The Fresh Loaf

A Community of Amateur Bakers and Artisan Bread Enthusiasts.

Cannot Get My Bread Dough to Form Gluten for Awesome Soft Bread

chuttney1's picture
chuttney1

Cannot Get My Bread Dough to Form Gluten for Awesome Soft Bread

So I have bake bread like about 7 or 8 time. I mostly do white sandwich bread and once sourdough, by far the hardest to do from start without the starter going bad fast. While most turn out smelling good they were rather hard and not soft like the ones in store or the Japanese's milk bread. I be following the directions in the recipe book as it says. What I want to know is if there a standard procedure of order at which ingredients are added to insure proper formation of gluten. So far I know its add flour to water in stages for proper incorporation. Then the yeast. From there I get lost when to add the salt and the addition of oils such as butter as solid or liquid because these two ingredients can either allow or inhibit the formation gluten. 

PetraR's picture
PetraR

In a bowl I add 500g of flour and add 15g of butter and rubb it in the flour, than I add 1 tsp of sugar , 1 1/2tsp of Salt and 2tsp of yeast.

I give it all a good mix and than add 300ml * made of 100g boiling water and 200g of cold water * and add it to the mix.

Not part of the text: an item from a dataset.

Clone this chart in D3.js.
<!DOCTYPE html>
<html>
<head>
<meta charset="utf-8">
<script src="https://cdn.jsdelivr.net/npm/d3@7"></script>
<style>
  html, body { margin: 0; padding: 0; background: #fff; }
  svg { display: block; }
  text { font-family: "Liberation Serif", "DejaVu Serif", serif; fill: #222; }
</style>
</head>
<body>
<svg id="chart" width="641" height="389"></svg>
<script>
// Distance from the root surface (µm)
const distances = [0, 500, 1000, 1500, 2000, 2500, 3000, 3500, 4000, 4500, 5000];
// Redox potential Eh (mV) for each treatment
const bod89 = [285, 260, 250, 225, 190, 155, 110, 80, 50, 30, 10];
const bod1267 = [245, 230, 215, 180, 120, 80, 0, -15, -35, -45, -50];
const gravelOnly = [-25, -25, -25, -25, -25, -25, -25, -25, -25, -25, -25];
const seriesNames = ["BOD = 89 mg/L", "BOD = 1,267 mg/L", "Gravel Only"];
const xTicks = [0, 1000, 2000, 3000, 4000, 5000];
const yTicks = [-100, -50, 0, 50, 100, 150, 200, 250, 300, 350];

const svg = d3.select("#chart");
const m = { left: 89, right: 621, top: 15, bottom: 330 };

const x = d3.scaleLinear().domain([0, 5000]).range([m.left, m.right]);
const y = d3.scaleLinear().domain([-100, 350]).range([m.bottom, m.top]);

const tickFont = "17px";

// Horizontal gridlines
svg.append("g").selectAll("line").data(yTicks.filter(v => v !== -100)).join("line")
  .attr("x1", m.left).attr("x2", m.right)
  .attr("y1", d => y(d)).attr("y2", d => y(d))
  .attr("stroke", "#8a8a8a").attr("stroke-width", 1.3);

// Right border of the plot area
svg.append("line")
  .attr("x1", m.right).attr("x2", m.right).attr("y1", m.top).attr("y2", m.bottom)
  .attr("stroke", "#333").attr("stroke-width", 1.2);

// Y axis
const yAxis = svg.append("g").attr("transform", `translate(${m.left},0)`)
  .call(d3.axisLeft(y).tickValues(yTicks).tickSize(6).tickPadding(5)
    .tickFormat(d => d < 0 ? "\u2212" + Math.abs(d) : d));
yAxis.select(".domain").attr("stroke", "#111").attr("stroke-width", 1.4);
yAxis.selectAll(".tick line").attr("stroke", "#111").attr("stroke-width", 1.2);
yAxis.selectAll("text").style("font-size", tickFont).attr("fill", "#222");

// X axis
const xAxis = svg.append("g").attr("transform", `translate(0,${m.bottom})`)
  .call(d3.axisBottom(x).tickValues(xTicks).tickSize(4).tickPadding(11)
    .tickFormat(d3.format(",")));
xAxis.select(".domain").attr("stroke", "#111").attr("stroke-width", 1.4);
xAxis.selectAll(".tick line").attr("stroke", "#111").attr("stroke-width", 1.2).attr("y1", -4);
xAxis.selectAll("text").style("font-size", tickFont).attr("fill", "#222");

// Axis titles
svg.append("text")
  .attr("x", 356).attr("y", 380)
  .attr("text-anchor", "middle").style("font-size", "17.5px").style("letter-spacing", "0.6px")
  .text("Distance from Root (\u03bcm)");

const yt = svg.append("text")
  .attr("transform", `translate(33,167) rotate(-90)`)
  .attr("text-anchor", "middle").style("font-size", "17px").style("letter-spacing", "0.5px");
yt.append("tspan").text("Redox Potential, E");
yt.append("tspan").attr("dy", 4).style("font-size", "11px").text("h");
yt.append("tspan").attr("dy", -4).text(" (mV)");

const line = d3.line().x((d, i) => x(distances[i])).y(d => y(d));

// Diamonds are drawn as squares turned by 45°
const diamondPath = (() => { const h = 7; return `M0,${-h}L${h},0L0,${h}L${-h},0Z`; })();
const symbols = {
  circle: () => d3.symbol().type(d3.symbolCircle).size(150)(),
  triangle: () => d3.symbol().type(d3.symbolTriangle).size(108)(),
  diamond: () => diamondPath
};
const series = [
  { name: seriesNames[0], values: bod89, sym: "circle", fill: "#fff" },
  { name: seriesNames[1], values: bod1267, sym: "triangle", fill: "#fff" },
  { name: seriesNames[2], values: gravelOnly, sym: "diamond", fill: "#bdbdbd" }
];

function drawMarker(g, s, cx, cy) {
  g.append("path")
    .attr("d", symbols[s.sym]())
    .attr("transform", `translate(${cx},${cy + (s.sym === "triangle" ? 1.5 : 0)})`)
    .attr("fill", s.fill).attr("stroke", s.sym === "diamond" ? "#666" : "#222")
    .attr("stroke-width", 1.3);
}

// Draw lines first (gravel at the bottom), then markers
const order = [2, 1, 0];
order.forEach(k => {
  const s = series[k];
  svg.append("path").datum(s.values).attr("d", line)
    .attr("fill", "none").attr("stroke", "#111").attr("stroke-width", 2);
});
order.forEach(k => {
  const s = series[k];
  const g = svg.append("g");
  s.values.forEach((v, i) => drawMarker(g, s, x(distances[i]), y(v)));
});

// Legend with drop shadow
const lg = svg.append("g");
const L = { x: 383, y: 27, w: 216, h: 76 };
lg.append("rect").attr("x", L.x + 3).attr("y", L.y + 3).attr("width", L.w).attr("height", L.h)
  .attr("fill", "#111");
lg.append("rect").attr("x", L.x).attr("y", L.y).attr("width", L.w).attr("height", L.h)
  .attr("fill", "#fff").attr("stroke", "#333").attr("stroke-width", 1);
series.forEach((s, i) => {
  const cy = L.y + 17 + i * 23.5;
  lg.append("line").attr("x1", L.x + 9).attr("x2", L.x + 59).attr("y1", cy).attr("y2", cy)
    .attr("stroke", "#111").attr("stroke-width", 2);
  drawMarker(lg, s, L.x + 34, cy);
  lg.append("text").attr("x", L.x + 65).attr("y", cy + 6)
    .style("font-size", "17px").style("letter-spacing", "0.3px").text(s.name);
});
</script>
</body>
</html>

I than bring it all together and knead it for about 12-15 minutes on my kitchen counter.

 

chuttney1's picture
chuttney1

Is the butter solid or melted?

PetraR's picture
PetraR

The butter is room temperature.

cranbo's picture
cranbo

If you're making Japanese milk bread, search this site for Hokkaido Tangzhong. You need to make a cooked flour roux to add to the bread, and use intensive kneading. This will create really soft fluffy bread.

To form gluten you need either time + stretch and fold, or intensive kneading.

 

lmirage's picture
lmirage

I use a stand mixer to work the dough.  First is to make the water roux.  Since you need to let it cool down, you can then mix the other ingredient.  Mix all the dry in one bowl.  Use instant yeast, just mix it right into the dry ingredients.First add the roux into the mixer, then the dry.  Last will be the butter (fat).  I first use the paddle to incorporate everything.  Then use the dough hook for 7 minutes.  Then go minute by minute or else you'll break the dough. 

Store bought bread are so soft and light because they use either lard or vegetable oil.  I haven't tried either since I prefer butter.

 

Good luck.

richkaimd's picture
richkaimd

The issue you pose is whether it's important when to add what in making a dough.  My answer after years of making doughs, sometimes failing and sometimes having great success, suggest that what's important is whether or not your leavening (here I mean yeast in any of its various forms, granular, cake or sourdough starter) is alive.  Never allow yeast in any form to come into contact with temperatures that will kill it.  Never let your yeast come into contact with salt in too concentrated a solution.  Either or both of those situations will prevent the yeast from doing its business of making the dough rise and taste better.  Thus I never worry about much else in terms of the order of adding ingredients.  When to add other ingredients seems not to matter at all as long as you assure yourself that your yeast is and stays alive by not allowing it to get to hot (keep all ingredients no more than "warm", never "hot") and don't expect your yeast to stay alive if, for example, you try to proof it in warm water with your recipe's salt dissolve in it.